Esta autorización la consiguió pronto de sus superiores, y en el otoño de 1220, se embarcó, acompañado del hermano Felipe, hacia el país de los sarracenos, Marruecos.
Se ignora el lugar exacto al que se dirigió, más sabemos con certeza que no pudo cumplir la misión de sus sueños. Una enfermedad le impidió predicar el evangelio, obligándole a volver a su país natal. Pero durante la travesía, una tempestad empujó la embarcación hacia las costas de Sicilia. Era el mes de marzo de 1221.
San Antonio en tierras italianas, en compañía de otros muchos hermanos franciscanos, comenzó una vida nueva. Una de sus actividades apostólicas más arriesgadas la realizó en el sur de Francia, intentando frenar la herejía de cátaros y albigenses, cuyos errores anticatólicos dividían al pueblo cristiano.
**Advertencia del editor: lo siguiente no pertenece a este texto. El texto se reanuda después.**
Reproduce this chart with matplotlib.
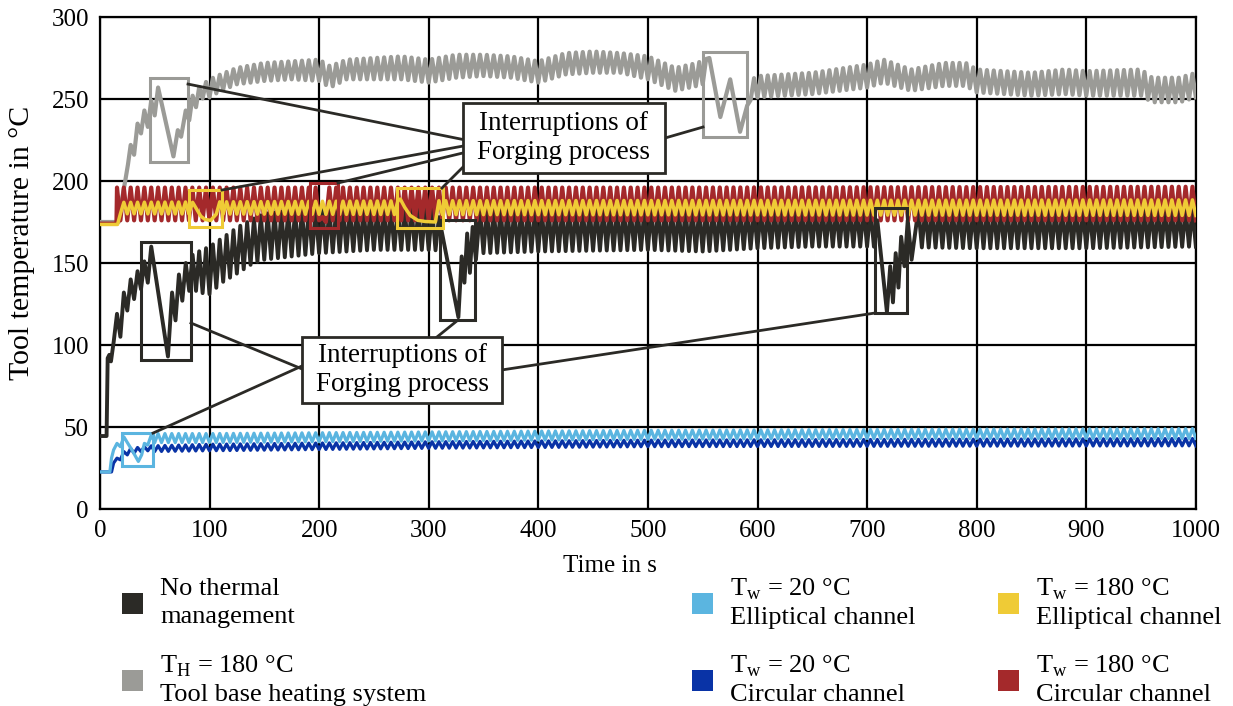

Antonio logró con su convincente elocuencia numerosas conversiones. En uno de sus sermones instruía a los cristianos sobre las cualidades del buen predicador con estos consejos:
1º “Los predicadores son los pies de Cristo. Ellos le llevan por todo el mundo”.
2º "Deben ser sumamente humildes".
3º "El testimonio de su vida debe ser su arma de persuasión".
Este rasgo de la vida de San Antonio nos interroga a todos. ¿Hasta qué punto el cristiano de hoy siente esos deseos de anunciar a Cristo y dar la vida por Él?
El novelista francés Albert Camus escribió: "El papel de los cristianos es gritar, pero yo no les oigo”. Los cristianos deberíamos gritar más contra la mentira, la injusticia, el odio, la guerra, el hambre…y anunciar con más valentía a Cristo y su evangelio.